Data section:
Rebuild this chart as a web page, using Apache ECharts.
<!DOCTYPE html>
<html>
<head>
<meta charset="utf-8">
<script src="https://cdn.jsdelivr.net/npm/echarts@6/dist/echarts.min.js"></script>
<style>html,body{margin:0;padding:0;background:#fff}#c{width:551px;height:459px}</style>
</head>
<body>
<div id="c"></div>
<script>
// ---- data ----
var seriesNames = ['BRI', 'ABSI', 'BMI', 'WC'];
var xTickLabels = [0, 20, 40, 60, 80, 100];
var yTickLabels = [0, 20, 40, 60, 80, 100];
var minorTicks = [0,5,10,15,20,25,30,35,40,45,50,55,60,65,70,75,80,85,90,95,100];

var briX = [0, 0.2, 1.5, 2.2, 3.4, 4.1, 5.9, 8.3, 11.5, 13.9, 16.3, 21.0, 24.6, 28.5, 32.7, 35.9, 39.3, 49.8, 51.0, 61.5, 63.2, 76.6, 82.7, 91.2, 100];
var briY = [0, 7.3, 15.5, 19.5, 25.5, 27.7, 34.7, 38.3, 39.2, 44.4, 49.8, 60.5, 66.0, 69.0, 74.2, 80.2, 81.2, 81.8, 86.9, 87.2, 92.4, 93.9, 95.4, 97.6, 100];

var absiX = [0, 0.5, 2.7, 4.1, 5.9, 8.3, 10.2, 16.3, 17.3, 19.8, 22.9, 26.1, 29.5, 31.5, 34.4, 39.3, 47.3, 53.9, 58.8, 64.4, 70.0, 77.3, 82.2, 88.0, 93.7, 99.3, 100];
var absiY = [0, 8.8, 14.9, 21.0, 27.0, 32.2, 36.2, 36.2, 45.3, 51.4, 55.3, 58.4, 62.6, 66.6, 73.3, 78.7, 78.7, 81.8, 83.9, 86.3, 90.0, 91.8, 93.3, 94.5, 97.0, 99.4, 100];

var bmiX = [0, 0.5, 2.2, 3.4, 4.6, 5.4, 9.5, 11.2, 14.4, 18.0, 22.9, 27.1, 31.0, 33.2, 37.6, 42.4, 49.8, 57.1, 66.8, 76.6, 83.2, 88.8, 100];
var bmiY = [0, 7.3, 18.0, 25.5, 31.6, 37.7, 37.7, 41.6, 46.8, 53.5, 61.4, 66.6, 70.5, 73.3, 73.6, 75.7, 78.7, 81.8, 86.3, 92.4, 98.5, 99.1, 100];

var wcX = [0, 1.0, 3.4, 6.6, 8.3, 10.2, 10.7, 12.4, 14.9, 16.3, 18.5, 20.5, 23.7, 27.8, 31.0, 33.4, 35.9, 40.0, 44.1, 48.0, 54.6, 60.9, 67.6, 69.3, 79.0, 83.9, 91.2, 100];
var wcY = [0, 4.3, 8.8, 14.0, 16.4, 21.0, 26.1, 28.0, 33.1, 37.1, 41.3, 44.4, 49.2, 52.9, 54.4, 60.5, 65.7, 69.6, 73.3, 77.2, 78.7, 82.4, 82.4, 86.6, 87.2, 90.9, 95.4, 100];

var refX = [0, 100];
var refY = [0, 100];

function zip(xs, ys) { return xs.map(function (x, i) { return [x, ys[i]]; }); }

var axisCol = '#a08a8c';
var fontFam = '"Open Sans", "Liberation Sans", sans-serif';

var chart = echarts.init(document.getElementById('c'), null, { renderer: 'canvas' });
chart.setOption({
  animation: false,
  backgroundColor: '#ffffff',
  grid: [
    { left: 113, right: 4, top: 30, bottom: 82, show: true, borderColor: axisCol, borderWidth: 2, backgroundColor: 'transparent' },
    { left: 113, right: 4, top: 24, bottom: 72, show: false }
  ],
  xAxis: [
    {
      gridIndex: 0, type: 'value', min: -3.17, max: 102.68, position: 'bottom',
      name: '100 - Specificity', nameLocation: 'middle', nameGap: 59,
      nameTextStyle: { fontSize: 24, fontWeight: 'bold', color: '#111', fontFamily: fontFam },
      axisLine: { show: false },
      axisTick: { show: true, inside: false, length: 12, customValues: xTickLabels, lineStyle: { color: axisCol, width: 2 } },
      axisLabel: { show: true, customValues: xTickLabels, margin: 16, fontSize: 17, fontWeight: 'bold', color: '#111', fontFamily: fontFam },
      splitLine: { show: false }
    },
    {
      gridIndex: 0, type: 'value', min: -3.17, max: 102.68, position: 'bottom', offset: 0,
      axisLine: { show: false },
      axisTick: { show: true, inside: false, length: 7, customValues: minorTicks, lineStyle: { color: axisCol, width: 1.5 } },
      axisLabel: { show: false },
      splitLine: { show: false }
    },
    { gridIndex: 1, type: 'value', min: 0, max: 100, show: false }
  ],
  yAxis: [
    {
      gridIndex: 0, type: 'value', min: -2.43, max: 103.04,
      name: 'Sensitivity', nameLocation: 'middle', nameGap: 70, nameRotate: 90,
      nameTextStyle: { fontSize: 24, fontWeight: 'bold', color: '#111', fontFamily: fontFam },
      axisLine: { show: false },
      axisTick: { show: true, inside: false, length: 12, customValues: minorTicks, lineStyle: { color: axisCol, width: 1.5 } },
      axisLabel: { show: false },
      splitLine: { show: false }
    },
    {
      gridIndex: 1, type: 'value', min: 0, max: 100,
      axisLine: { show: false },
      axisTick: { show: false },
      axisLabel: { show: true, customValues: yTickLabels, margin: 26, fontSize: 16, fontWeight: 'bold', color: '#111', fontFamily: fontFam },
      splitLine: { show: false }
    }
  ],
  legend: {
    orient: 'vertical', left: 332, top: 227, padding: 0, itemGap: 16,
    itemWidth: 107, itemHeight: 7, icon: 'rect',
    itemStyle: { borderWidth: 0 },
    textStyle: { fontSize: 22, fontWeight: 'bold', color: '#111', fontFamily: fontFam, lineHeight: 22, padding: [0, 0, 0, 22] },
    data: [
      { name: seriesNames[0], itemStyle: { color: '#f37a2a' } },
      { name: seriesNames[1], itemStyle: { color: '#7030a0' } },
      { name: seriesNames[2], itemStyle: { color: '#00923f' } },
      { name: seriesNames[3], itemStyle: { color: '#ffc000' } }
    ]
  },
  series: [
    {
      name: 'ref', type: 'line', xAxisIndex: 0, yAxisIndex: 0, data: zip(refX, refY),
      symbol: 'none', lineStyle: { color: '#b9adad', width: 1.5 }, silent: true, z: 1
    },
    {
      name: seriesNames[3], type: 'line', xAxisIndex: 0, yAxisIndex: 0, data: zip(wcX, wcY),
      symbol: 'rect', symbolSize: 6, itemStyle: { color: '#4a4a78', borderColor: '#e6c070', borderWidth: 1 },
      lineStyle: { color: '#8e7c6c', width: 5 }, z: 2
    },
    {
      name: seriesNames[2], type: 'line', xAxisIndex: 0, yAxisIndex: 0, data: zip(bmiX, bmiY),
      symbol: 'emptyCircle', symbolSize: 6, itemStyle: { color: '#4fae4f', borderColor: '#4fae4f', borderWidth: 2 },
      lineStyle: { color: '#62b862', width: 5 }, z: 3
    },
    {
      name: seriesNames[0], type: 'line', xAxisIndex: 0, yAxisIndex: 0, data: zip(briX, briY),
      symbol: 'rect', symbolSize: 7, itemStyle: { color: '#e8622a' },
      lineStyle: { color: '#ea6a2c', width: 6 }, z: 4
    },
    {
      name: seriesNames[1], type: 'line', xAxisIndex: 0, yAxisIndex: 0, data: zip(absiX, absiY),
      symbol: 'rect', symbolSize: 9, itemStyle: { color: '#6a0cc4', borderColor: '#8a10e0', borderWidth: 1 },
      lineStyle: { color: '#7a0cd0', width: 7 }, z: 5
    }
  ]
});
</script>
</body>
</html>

Work to do:
Type out the whole listing above again, exactly as it stands.

Full solution:
Rebuild this chart as a web page, using Apache ECharts.
<!DOCTYPE html>
<html>
<head>
<meta charset="utf-8">
<script src="https://cdn.jsdelivr.net/npm/echarts@6/dist/echarts.min.js"></script>
<style>html,body{margin:0;padding:0;background:#fff}#c{width:551px;height:459px}</style>
</head>
<body>
<div id="c"></div>
<script>
// ---- data ----
var seriesNames = ['BRI', 'ABSI', 'BMI', 'WC'];
var xTickLabels = [0, 20, 40, 60, 80, 100];
var yTickLabels = [0, 20, 40, 60, 80, 100];
var minorTicks = [0,5,10,15,20,25,30,35,40,45,50,55,60,65,70,75,80,85,90,95,100];

var briX = [0, 0.2, 1.5, 2.2, 3.4, 4.1, 5.9, 8.3, 11.5, 13.9, 16.3, 21.0, 24.6, 28.5, 32.7, 35.9, 39.3, 49.8, 51.0, 61.5, 63.2, 76.6, 82.7, 91.2, 100];
var briY = [0, 7.3, 15.5, 19.5, 25.5, 27.7, 34.7, 38.3, 39.2, 44.4, 49.8, 60.5, 66.0, 69.0, 74.2, 80.2, 81.2, 81.8, 86.9, 87.2, 92.4, 93.9, 95.4, 97.6, 100];

var absiX = [0, 0.5, 2.7, 4.1, 5.9, 8.3, 10.2, 16.3, 17.3, 19.8, 22.9, 26.1, 29.5, 31.5, 34.4, 39.3, 47.3, 53.9, 58.8, 64.4, 70.0, 77.3, 82.2, 88.0, 93.7, 99.3, 100];
var absiY = [0, 8.8, 14.9, 21.0, 27.0, 32.2, 36.2, 36.2, 45.3, 51.4, 55.3, 58.4, 62.6, 66.6, 73.3, 78.7, 78.7, 81.8, 83.9, 86.3, 90.0, 91.8, 93.3, 94.5, 97.0, 99.4, 100];

var bmiX = [0, 0.5, 2.2, 3.4, 4.6, 5.4, 9.5, 11.2, 14.4, 18.0, 22.9, 27.1, 31.0, 33.2, 37.6, 42.4, 49.8, 57.1, 66.8, 76.6, 83.2, 88.8, 100];
var bmiY = [0, 7.3, 18.0, 25.5, 31.6, 37.7, 37.7, 41.6, 46.8, 53.5, 61.4, 66.6, 70.5, 73.3, 73.6, 75.7, 78.7, 81.8, 86.3, 92.4, 98.5, 99.1, 100];

var wcX = [0, 1.0, 3.4, 6.6, 8.3, 10.2, 10.7, 12.4, 14.9, 16.3, 18.5, 20.5, 23.7, 27.8, 31.0, 33.4, 35.9, 40.0, 44.1, 48.0, 54.6, 60.9, 67.6, 69.3, 79.0, 83.9, 91.2, 100];
var wcY = [0, 4.3, 8.8, 14.0, 16.4, 21.0, 26.1, 28.0, 33.1, 37.1, 41.3, 44.4, 49.2, 52.9, 54.4, 60.5, 65.7, 69.6, 73.3, 77.2, 78.7, 82.4, 82.4, 86.6, 87.2, 90.9, 95.4, 100];

var refX = [0, 100];
var refY = [0, 100];

function zip(xs, ys) { return xs.map(function (x, i) { return [x, ys[i]]; }); }

var axisCol = '#a08a8c';
var fontFam = '"Open Sans", "Liberation Sans", sans-serif';

var chart = echarts.init(document.getElementById('c'), null, { renderer: 'canvas' });
chart.setOption({
  animation: false,
  backgroundColor: '#ffffff',
  grid: [
    { left: 113, right: 4, top: 30, bottom: 82, show: true, borderColor: axisCol, borderWidth: 2, backgroundColor: 'transparent' },
    { left: 113, right: 4, top: 24, bottom: 72, show: false }
  ],
  xAxis: [
    {
      gridIndex: 0, type: 'value', min: -3.17, max: 102.68, position: 'bottom',
      name: '100 - Specificity', nameLocation: 'middle', nameGap: 59,
      nameTextStyle: { fontSize: 24, fontWeight: 'bold', color: '#111', fontFamily: fontFam },
      axisLine: { show: false },
      axisTick: { show: true, inside: false, length: 12, customValues: xTickLabels, lineStyle: { color: axisCol, width: 2 } },
      axisLabel: { show: true, customValues: xTickLabels, margin: 16, fontSize: 17, fontWeight: 'bold', color: '#111', fontFamily: fontFam },
      splitLine: { show: false }
    },
    {
      gridIndex: 0, type: 'value', min: -3.17, max: 102.68, position: 'bottom', offset: 0,
      axisLine: { show: false },
      axisTick: { show: true, inside: false, length: 7, customValues: minorTicks, lineStyle: { color: axisCol, width: 1.5 } },
      axisLabel: { show: false },
      splitLine: { show: false }
    },
    { gridIndex: 1, type: 'value', min: 0, max: 100, show: false }
  ],
  yAxis: [
    {
      gridIndex: 0, type: 'value', min: -2.43, max: 103.04,
      name: 'Sensitivity', nameLocation: 'middle', nameGap: 70, nameRotate: 90,
      nameTextStyle: { fontSize: 24, fontWeight: 'bold', color: '#111', fontFamily: fontFam },
      axisLine: { show: false },
      axisTick: { show: true, inside: false, length: 12, customValues: minorTicks, lineStyle: { color: axisCol, width: 1.5 } },
      axisLabel: { show: false },
      splitLine: { show: false }
    },
    {
      gridIndex: 1, type: 'value', min: 0, max: 100,
      axisLine: { show: false },
      axisTick: { show: false },
      axisLabel: { show: true, customValues: yTickLabels, margin: 26, fontSize: 16, fontWeight: 'bold', color: '#111', fontFamily: fontFam },
      splitLine: { show: false }
    }
  ],
  legend: {
    orient: 'vertical', left: 332, top: 227, padding: 0, itemGap: 16,
    itemWidth: 107, itemHeight: 7, icon: 'rect',
    itemStyle: { borderWidth: 0 },
    textStyle: { fontSize: 22, fontWeight: 'bold', color: '#111', fontFamily: fontFam, lineHeight: 22, padding: [0, 0, 0, 22] },
    data: [
      { name: seriesNames[0], itemStyle: { color: '#f37a2a' } },
      { name: seriesNames[1], itemStyle: { color: '#7030a0' } },
      { name: seriesNames[2], itemStyle: { color: '#00923f' } },
      { name: seriesNames[3], itemStyle: { color: '#ffc000' } }
    ]
  },
  series: [
    {
      name: 'ref', type: 'line', xAxisIndex: 0, yAxisIndex: 0, data: zip(refX, refY),
      symbol: 'none', lineStyle: { color: '#b9adad', width: 1.5 }, silent: true, z: 1
    },
    {
      name: seriesNames[3], type: 'line', xAxisIndex: 0, yAxisIndex: 0, data: zip(wcX, wcY),
      symbol: 'rect', symbolSize: 6, itemStyle: { color: '#4a4a78', borderColor: '#e6c070', borderWidth: 1 },
      lineStyle: { color: '#8e7c6c', width: 5 }, z: 2
    },
    {
      name: seriesNames[2], type: 'line', xAxisIndex: 0, yAxisIndex: 0, data: zip(bmiX, bmiY),
      symbol: 'emptyCircle', symbolSize: 6, itemStyle: { color: '#4fae4f', borderColor: '#4fae4f', borderWidth: 2 },
      lineStyle: { color: '#62b862', width: 5 }, z: 3
    },
    {
      name: seriesNames[0], type: 'line', xAxisIndex: 0, yAxisIndex: 0, data: zip(briX, briY),
      symbol: 'rect', symbolSize: 7, itemStyle: { color: '#e8622a' },
      lineStyle: { color: '#ea6a2c', width: 6 }, z: 4
    },
    {
      name: seriesNames[1], type: 'line', xAxisIndex: 0, yAxisIndex: 0, data: zip(absiX, absiY),
      symbol: 'rect', symbolSize: 9, itemStyle: { color: '#6a0cc4', borderColor: '#8a10e0', borderWidth: 1 },
      lineStyle: { color: '#7a0cd0', width: 7 }, z: 5
    }
  ]
});
</script>
</body>
</html>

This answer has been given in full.